Reflection for Sunday – February 27, 2022

Readings: Sirach 27: 4-7; 1 Corinthians 15: 54-58; Luke 6: 39-45 
Preacher: Lourdes Perez-Albuerne

In today’s gospel reading, Luke gives us a number of sapiential sayings, which are familiar, but that on Jesus’ lips point to what God expects from us.  These sayings also remind us that God’s expectations do not contradict common sense or human reasoning, but instead, perfect them so that they can become the basis of our human relationships.

As we relate to others our aim should always be to help and allow others to have a better life—not to make their lives more difficult.  We strive, with our words and actions, to make their lives more human, joyful and peaceful.  We avoid giving them any additional burdens.  As we try to achieve this aim, our interactions with them become different; they give the other person more confidence and happiness.  But in order to do this, we need to relate to Jesus as disciples to their master.  He, and only He, is our teacher and guide who teaches us how to be fully human.  Being disciples keeps us humble, allowing us to recognize that He knows more than we do, even knowing us better than we know ourselves. 

As disciples, we draw from the teachings and examples of our Master whenever we face significant situations, especially when attempting to support someone in difficult moments.   Often it comes in handy to recall the familiar question: What would Jesus do? What words would He use that will free and encourage this person?  As Jesus, we need to accept persons as they are and in the situation they find themselves.  We need to be welcoming and non-judgmental. We must be that person who lovingly makes the other person feel welcomed and encouraged, no matter the seriousness of the mistakes, the sinfulness of the actions, or the difficulty of the situation. When we act this way, we are freeing the person from their isolation and give him/her strength to continue their daily lives. We can also suggest a new way of looking at their mistake or circumstances.  We can recall that our God, who is all mercy, always forgives us and, therefore, we also have “permission” to forgive ourselves from our mistakes and fallings, and that the Spirit is there to help us. 

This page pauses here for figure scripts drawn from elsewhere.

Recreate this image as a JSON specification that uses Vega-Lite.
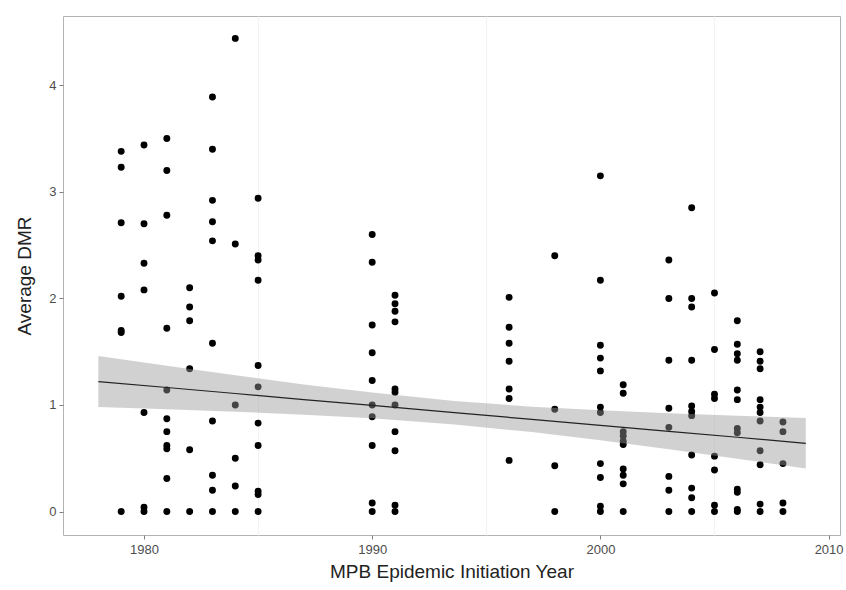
{
  "$schema": "https://vega.github.io/schema/vega-lite/v6.json",
  "width": 777,
  "height": 519,
  "autosize": {"type": "none"},
  "padding": {"left": 63, "top": 16, "right": 6, "bottom": 55},
  "background": "white",
  "config": {
    "font": "Liberation Sans",
    "view": {"stroke": "#b3b3b3", "strokeWidth": 1},
    "axis": {
      "labelFont": "Liberation Sans",
      "titleFont": "Liberation Sans",
      "labelFontSize": 13,
      "labelColor": "#4d4d4d",
      "titleFontSize": 19,
      "titleFontWeight": "normal",
      "titleColor": "#222222",
      "tickColor": "#7f7f7f",
      "tickSize": 4,
      "domain": false
    }
  },
  "datasets": {
    "pts": [
      {"year": 1979, "dmr": 3.38}, {"year": 1979, "dmr": 3.23}, {"year": 1979, "dmr": 2.71}, {"year": 1979, "dmr": 2.02}, {"year": 1979, "dmr": 1.70}, {"year": 1979, "dmr": 1.68}, {"year": 1979, "dmr": 0},
      {"year": 1980, "dmr": 3.44}, {"year": 1980, "dmr": 2.70}, {"year": 1980, "dmr": 2.33}, {"year": 1980, "dmr": 2.08}, {"year": 1980, "dmr": 0.93}, {"year": 1980, "dmr": 0.04}, {"year": 1980, "dmr": 0},
      {"year": 1981, "dmr": 3.50}, {"year": 1981, "dmr": 3.20}, {"year": 1981, "dmr": 2.78}, {"year": 1981, "dmr": 1.72}, {"year": 1981, "dmr": 1.14}, {"year": 1981, "dmr": 0.87}, {"year": 1981, "dmr": 0.75}, {"year": 1981, "dmr": 0.62}, {"year": 1981, "dmr": 0.59}, {"year": 1981, "dmr": 0.31}, {"year": 1981, "dmr": 0},
      {"year": 1982, "dmr": 2.10}, {"year": 1982, "dmr": 1.92}, {"year": 1982, "dmr": 1.79}, {"year": 1982, "dmr": 1.34}, {"year": 1982, "dmr": 0.58}, {"year": 1982, "dmr": 0},
      {"year": 1983, "dmr": 3.89}, {"year": 1983, "dmr": 3.40}, {"year": 1983, "dmr": 2.92}, {"year": 1983, "dmr": 2.72}, {"year": 1983, "dmr": 2.54}, {"year": 1983, "dmr": 1.58}, {"year": 1983, "dmr": 0.85}, {"year": 1983, "dmr": 0.34}, {"year": 1983, "dmr": 0.20}, {"year": 1983, "dmr": 0},
      {"year": 1984, "dmr": 4.44}, {"year": 1984, "dmr": 2.51}, {"year": 1984, "dmr": 1.00}, {"year": 1984, "dmr": 0.50}, {"year": 1984, "dmr": 0.24}, {"year": 1984, "dmr": 0},
      {"year": 1985, "dmr": 2.94}, {"year": 1985, "dmr": 2.40}, {"year": 1985, "dmr": 2.36}, {"year": 1985, "dmr": 2.17}, {"year": 1985, "dmr": 1.37}, {"year": 1985, "dmr": 1.17}, {"year": 1985, "dmr": 0.83}, {"year": 1985, "dmr": 0.62}, {"year": 1985, "dmr": 0.19}, {"year": 1985, "dmr": 0.16}, {"year": 1985, "dmr": 0},
      {"year": 1990, "dmr": 2.60}, {"year": 1990, "dmr": 2.34}, {"year": 1990, "dmr": 1.75}, {"year": 1990, "dmr": 1.49}, {"year": 1990, "dmr": 1.23}, {"year": 1990, "dmr": 1.00}, {"year": 1990, "dmr": 0.89}, {"year": 1990, "dmr": 0.62}, {"year": 1990, "dmr": 0.08}, {"year": 1990, "dmr": 0},
      {"year": 1991, "dmr": 2.03}, {"year": 1991, "dmr": 1.95}, {"year": 1991, "dmr": 1.88}, {"year": 1991, "dmr": 1.78}, {"year": 1991, "dmr": 1.15}, {"year": 1991, "dmr": 1.12}, {"year": 1991, "dmr": 1.00}, {"year": 1991, "dmr": 0.75}, {"year": 1991, "dmr": 0.57}, {"year": 1991, "dmr": 0.06}, {"year": 1991, "dmr": 0},
      {"year": 1996, "dmr": 2.01}, {"year": 1996, "dmr": 1.73}, {"year": 1996, "dmr": 1.58}, {"year": 1996, "dmr": 1.41}, {"year": 1996, "dmr": 1.15}, {"year": 1996, "dmr": 1.06}, {"year": 1996, "dmr": 0.48},
      {"year": 1998, "dmr": 2.40}, {"year": 1998, "dmr": 0.96}, {"year": 1998, "dmr": 0.43}, {"year": 1998, "dmr": 0},
      {"year": 2000, "dmr": 3.15}, {"year": 2000, "dmr": 2.17}, {"year": 2000, "dmr": 1.56}, {"year": 2000, "dmr": 1.44}, {"year": 2000, "dmr": 1.32}, {"year": 2000, "dmr": 0.98}, {"year": 2000, "dmr": 0.93}, {"year": 2000, "dmr": 0.45}, {"year": 2000, "dmr": 0.32}, {"year": 2000, "dmr": 0.05}, {"year": 2000, "dmr": 0},
      {"year": 2001, "dmr": 1.19}, {"year": 2001, "dmr": 1.11}, {"year": 2001, "dmr": 0.75}, {"year": 2001, "dmr": 0.71}, {"year": 2001, "dmr": 0.66}, {"year": 2001, "dmr": 0.63}, {"year": 2001, "dmr": 0.40}, {"year": 2001, "dmr": 0.34}, {"year": 2001, "dmr": 0.26}, {"year": 2001, "dmr": 0},
      {"year": 2003, "dmr": 2.36}, {"year": 2003, "dmr": 2.00}, {"year": 2003, "dmr": 1.42}, {"year": 2003, "dmr": 0.97}, {"year": 2003, "dmr": 0.79}, {"year": 2003, "dmr": 0.33}, {"year": 2003, "dmr": 0.20}, {"year": 2003, "dmr": 0},
      {"year": 2004, "dmr": 2.85}, {"year": 2004, "dmr": 2.00}, {"year": 2004, "dmr": 1.92}, {"year": 2004, "dmr": 1.42}, {"year": 2004, "dmr": 0.99}, {"year": 2004, "dmr": 0.94}, {"year": 2004, "dmr": 0.90}, {"year": 2004, "dmr": 0.53}, {"year": 2004, "dmr": 0.22}, {"year": 2004, "dmr": 0.13}, {"year": 2004, "dmr": 0},
      {"year": 2005, "dmr": 2.05}, {"year": 2005, "dmr": 1.52}, {"year": 2005, "dmr": 1.10}, {"year": 2005, "dmr": 1.06}, {"year": 2005, "dmr": 0.52}, {"year": 2005, "dmr": 0.39}, {"year": 2005, "dmr": 0.06}, {"year": 2005, "dmr": 0},
      {"year": 2006, "dmr": 1.79}, {"year": 2006, "dmr": 1.57}, {"year": 2006, "dmr": 1.48}, {"year": 2006, "dmr": 1.42}, {"year": 2006, "dmr": 1.14}, {"year": 2006, "dmr": 1.05}, {"year": 2006, "dmr": 0.78}, {"year": 2006, "dmr": 0.74}, {"year": 2006, "dmr": 0.21}, {"year": 2006, "dmr": 0.18}, {"year": 2006, "dmr": 0.02}, {"year": 2006, "dmr": 0},
      {"year": 2007, "dmr": 1.50}, {"year": 2007, "dmr": 1.41}, {"year": 2007, "dmr": 1.34}, {"year": 2007, "dmr": 1.05}, {"year": 2007, "dmr": 0.98}, {"year": 2007, "dmr": 0.93}, {"year": 2007, "dmr": 0.85}, {"year": 2007, "dmr": 0.57}, {"year": 2007, "dmr": 0.44}, {"year": 2007, "dmr": 0.07}, {"year": 2007, "dmr": 0},
      {"year": 2008, "dmr": 0.84}, {"year": 2008, "dmr": 0.75}, {"year": 2008, "dmr": 0.45}, {"year": 2008, "dmr": 0.08}, {"year": 2008, "dmr": 0}
    ],
    "fit": [
      {"year": 1978, "fit": 1.220, "lo": 0.980, "hi": 1.460},
      {"year": 1981, "fit": 1.164, "lo": 0.960, "hi": 1.368},
      {"year": 1984, "fit": 1.108, "lo": 0.937, "hi": 1.279},
      {"year": 1987, "fit": 1.051, "lo": 0.909, "hi": 1.193},
      {"year": 1990, "fit": 0.996, "lo": 0.876, "hi": 1.116},
      {"year": 1993.6, "fit": 0.928, "lo": 0.818, "hi": 1.038},
      {"year": 1997, "fit": 0.865, "lo": 0.746, "hi": 0.984},
      {"year": 2000, "fit": 0.809, "lo": 0.668, "hi": 0.950},
      {"year": 2003, "fit": 0.753, "lo": 0.584, "hi": 0.922},
      {"year": 2006, "fit": 0.697, "lo": 0.495, "hi": 0.899},
      {"year": 2009, "fit": 0.640, "lo": 0.403, "hi": 0.878}
    ]
  },
  "layer": [
    {
      "data": {"name": "pts"},
      "mark": {"type": "point", "filled": true, "color": "black", "opacity": 1, "size": 48},
      "encoding": {
        "x": {
          "field": "year", "type": "quantitative",
          "scale": {"domain": [1976.45, 2010.5], "nice": false, "zero": false},
          "axis": {
            "title": "MPB Epidemic Initiation Year",
            "values": [1980, 1985, 1990, 1995, 2000, 2005, 2010],
            "format": "d",
            "labelExpr": "datum.value % 10 == 0 ? datum.label : ''",
            "tickOpacity": {"condition": {"test": "datum.value % 10 == 0", "value": 1}, "value": 0},
            "grid": true,
            "gridColor": "#f3f3f3",
            "gridOpacity": {"condition": {"test": "datum.value % 10 == 5", "value": 1}, "value": 0},
            "labelPadding": 4,
            "titlePadding": 6
          }
        },
        "y": {
          "field": "dmr", "type": "quantitative",
          "scale": {"domain": [-0.22, 4.65], "nice": false, "zero": false},
          "axis": {
            "title": "Average DMR",
            "values": [0, 1, 2, 3, 4],
            "format": "d",
            "grid": false,
            "labelPadding": 3,
            "titlePadding": 14
          }
        }
      }
    },
    {
      "data": {"name": "fit"},
      "mark": {"type": "area", "color": "#999999", "opacity": 0.45},
      "encoding": {
        "x": {"field": "year", "type": "quantitative", "title": "MPB Epidemic Initiation Year"},
        "y": {"field": "lo", "type": "quantitative", "title": "Average DMR"},
        "y2": {"field": "hi"}
      }
    },
    {
      "data": {"name": "fit"},
      "mark": {"type": "line", "color": "#222222", "strokeWidth": 1.2},
      "encoding": {
        "x": {"field": "year", "type": "quantitative", "title": "MPB Epidemic Initiation Year"},
        "y": {"field": "fit", "type": "quantitative", "title": "Average DMR"}
      }
    }
  ]
}
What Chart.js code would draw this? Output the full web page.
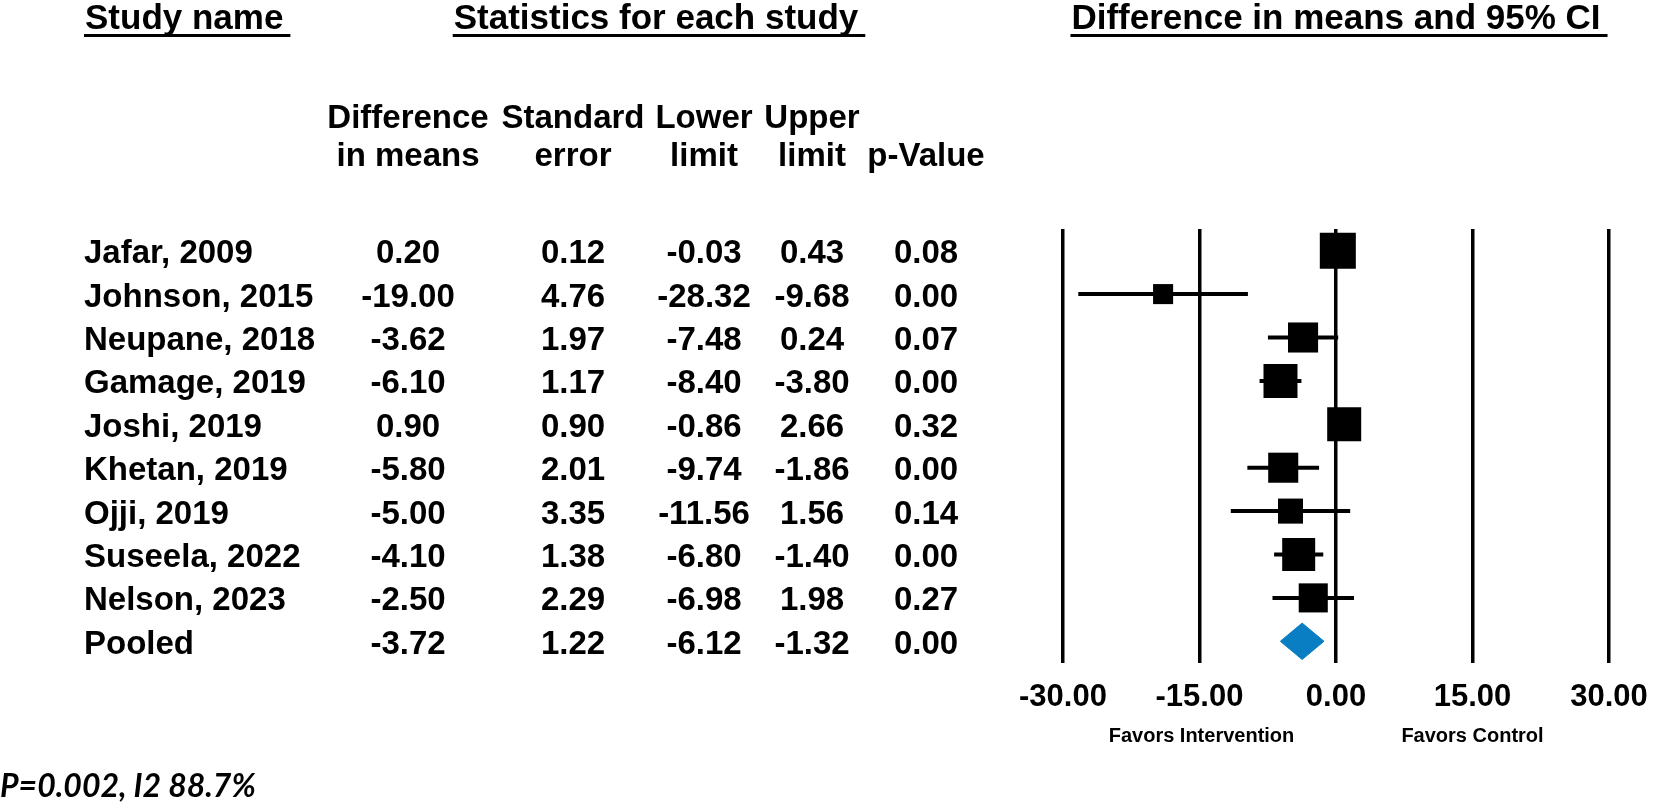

We have to start to help our fellow human beings without any prejudice. We can’t judge in haste or by external appearances.  Jesus reminds us that we see the straw in others’ eyes but not the beam in ours.  Yet, this does not mean that we should not try to correct what we see wrong in the other person’s behavior, but we should always offer a “fraternal correction,” humbly as fellow sinners rather than morally superior accusers. If we act this way, our words and our attitude become an avenue to encourage others to become better human beings while preserving their dignity.

Forgiveness is something that we all need and can be a positive attitude in our society today.  People who do not hold a grudge or resentment plant the seeds of hope around them. They create a more welcoming and open community.  But be aware we are not ignoring what is wrong, or the places where we see injustices. But we deal with it in a constructive way that ends up turning evil into goodness.

But there is more: Jesus points out that the authentic human being is constructed from the inside out.  “There is no healthy tree that gives bad fruit, or unhealthy tree that gives good fruit.”  Wemust be guided in our life by conscience.  What is important is our “heart”—that secret and deep place which gives us liberty— where we cannot be untrue to ourselves.  According to Jesus, the heart is where we find the worst and the best of ourselves.  If we allow the spirit of Jesus, the Holy Spirit, to grow in our interior, it will transform us until it becomes our guide in all human relationships.

We can become instruments sharing that same peace, love and joy with those around us. This is why Jesus emphasizes prayer, as a way to develop a meaningful relationship with God and grow to be fully human. We need to encounter God as God really is in our deeper selves, so that it can transform our whole being.  Let’s then strive to be attentive disciples of our Master so that our “heart” changes and leads us to be “good trees” that produce “good fruit.